To fundamentally solve low iodine conversion efficiency and severe polyiodide shuttling, a high-performance catalytic organic cathode is developed by in situ polymerizing melamine (MA) on activated carbon (denoted as pMA@AC) for high-capacity Zn-I₂ batteries. The pMA@AC cathode exhibits a high capacity of 1.6 mAh cm^-2 and an ultra-long lifespan over 20 000 cycles, benefiting the stable pouch cell with 440 mAh and 183 Wh kg^-1 after 100 cycles.
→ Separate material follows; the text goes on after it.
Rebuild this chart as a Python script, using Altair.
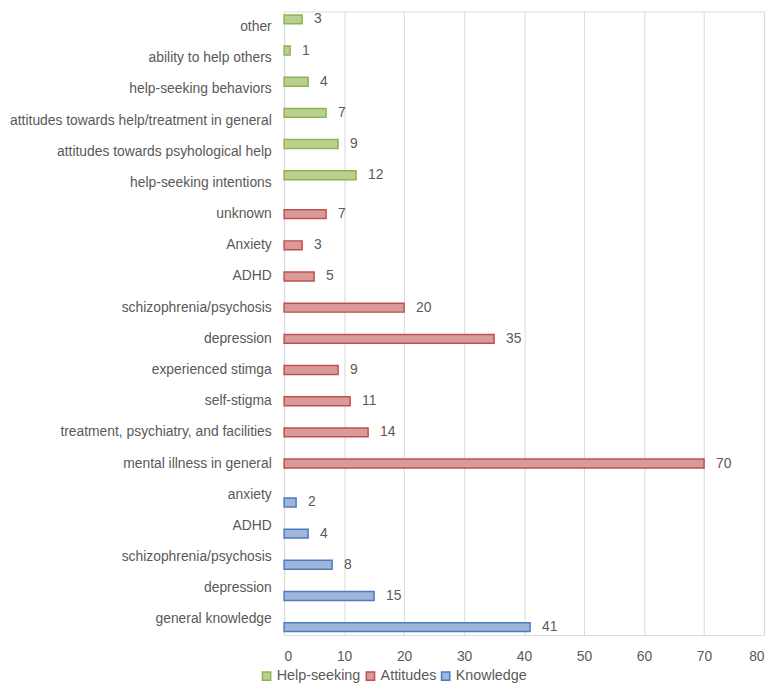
import altair as alt
import pandas as pd

categories = [
    "other", "ability to help others", "help-seeking behaviors",
    "attitudes towards help/treatment in general", "attitudes towards psyhological help",
    "help-seeking intentions",
    "unknown", "Anxiety", "ADHD", "schizophrenia/psychosis", "depression",
    "experienced stimga", "self-stigma", "treatment, psychiatry, and facilities",
    "mental illness in general",
    "anxiety", "ADHD", "schizophrenia/psychosis", "depression", "general knowledge",
]
series = ["Help-seeking"] * 6 + ["Attitudes"] * 9 + ["Knowledge"] * 5
values = [3, 1, 4, 7, 9, 12, 7, 3, 5, 20, 35, 9, 11, 14, 70, 2, 4, 8, 15, 41]

series_order = ["Help-seeking", "Attitudes", "Knowledge"]
fills = ["#b9d18f", "#d99a99", "#9fb6da"]
strokes = ["#8fb353", "#c0504d", "#4a7cc0"]

ids = [f"{i:02d}" for i in range(len(categories))]
df = pd.DataFrame({"id": ids, "label": categories, "series": series, "value": values})

label_map = "{" + ",".join(f"'{i}': '{c}'" for i, c in zip(ids, categories)) + "}"

FONT = "Liberation Sans"
GREY = "#595959"

y_enc = alt.Y(
    "id:N",
    sort=ids,
    scale=alt.Scale(paddingInner=0, paddingOuter=0),
    axis=alt.Axis(
        title=None, domain=False, ticks=False, labelPadding=13,
        labelExpr=f"{label_map}[datum.value]", labelFontSize=14,
        labelColor=GREY, labelFont=FONT, labelLimit=400,
    ),
)
yoff = alt.YOffset(
    "series:N",
    scale=alt.Scale(domain=series_order, range=[4, 27.5], paddingInner=0, paddingOuter=0),
)

bars = alt.Chart(df).mark_bar(size=9, strokeWidth=1.5).encode(
    y=y_enc,
    yOffset=yoff,
    x=alt.X(
        "value:Q",
        scale=alt.Scale(domain=[0, 80]),
        axis=alt.Axis(
            title=None, values=list(range(0, 81, 10)), domain=False, ticks=False,
            grid=True, gridColor="#d9d9d9", gridWidth=1, labelFontSize=14,
            labelColor=GREY, labelFont=FONT, labelPadding=15,
        ),
    ),
    fill=alt.Fill(
        "series:N",
        scale=alt.Scale(domain=series_order, range=fills),
        legend=alt.Legend(title=None),
    ),
    stroke=alt.Stroke(
        "series:N",
        scale=alt.Scale(domain=series_order, range=strokes),
        legend=alt.Legend(title=None),
    ),
)

texts = alt.Chart(df).mark_text(
    align="left", baseline="middle", dx=12, fontSize=14, color=GREY, font=FONT
).encode(
    y=alt.Y("id:N", sort=ids),
    yOffset=alt.YOffset("series:N"),
    x=alt.X("value:Q"),
    text=alt.Text("value:Q"),
)

chart = alt.layer(bars, texts).properties(
    width=485,
    height=630,
    autosize=alt.AutoSizeParams(type="none"),
    padding={"left": 279, "top": 0, "right": 6, "bottom": 51},
).configure_view(stroke=None).configure(background="white").configure_legend(
    orient="none", direction="horizontal", legendX=-25, legendY=664,
    symbolType="square", symbolSize=70, symbolStrokeWidth=1.5,
    labelFontSize=14.5, labelColor=GREY, labelFont=FONT,
    columnPadding=2, labelOffset=3,
)

chart.save("out.html", embed_options={"renderer": "svg", "actions": False})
In/ex situ characterizations coupled with theoretical calculations demonstrate that polymelamine (pMA) catalyzed efficient I^-/I₂ conversion, suppressing polyiodide formation and avoiding consequent shuttling for high Coulombic efficiency and enhanced lifespan. The high catalytic activity of pMA is attributed to the delocalized π electron cloud on ─N═N─ sites, which connect to electron-withdrawing triazine groups, with weaker physicochemical adsorption to I^-/I₂ than traditional carbon-based catalysts. It thus boosts the formation/desorption of resultant I₂ molecules at higher potential for enhanced cycling stability. More importantly, pMA@AC exhibits robust catalytic ability for four-electron I^-/I⁰/I⁺ chemistry with 405 mAh g^-1 and 10 000 cycles, further strengthening the potential application of such azo compounds for advanced Zn-halogen batteries.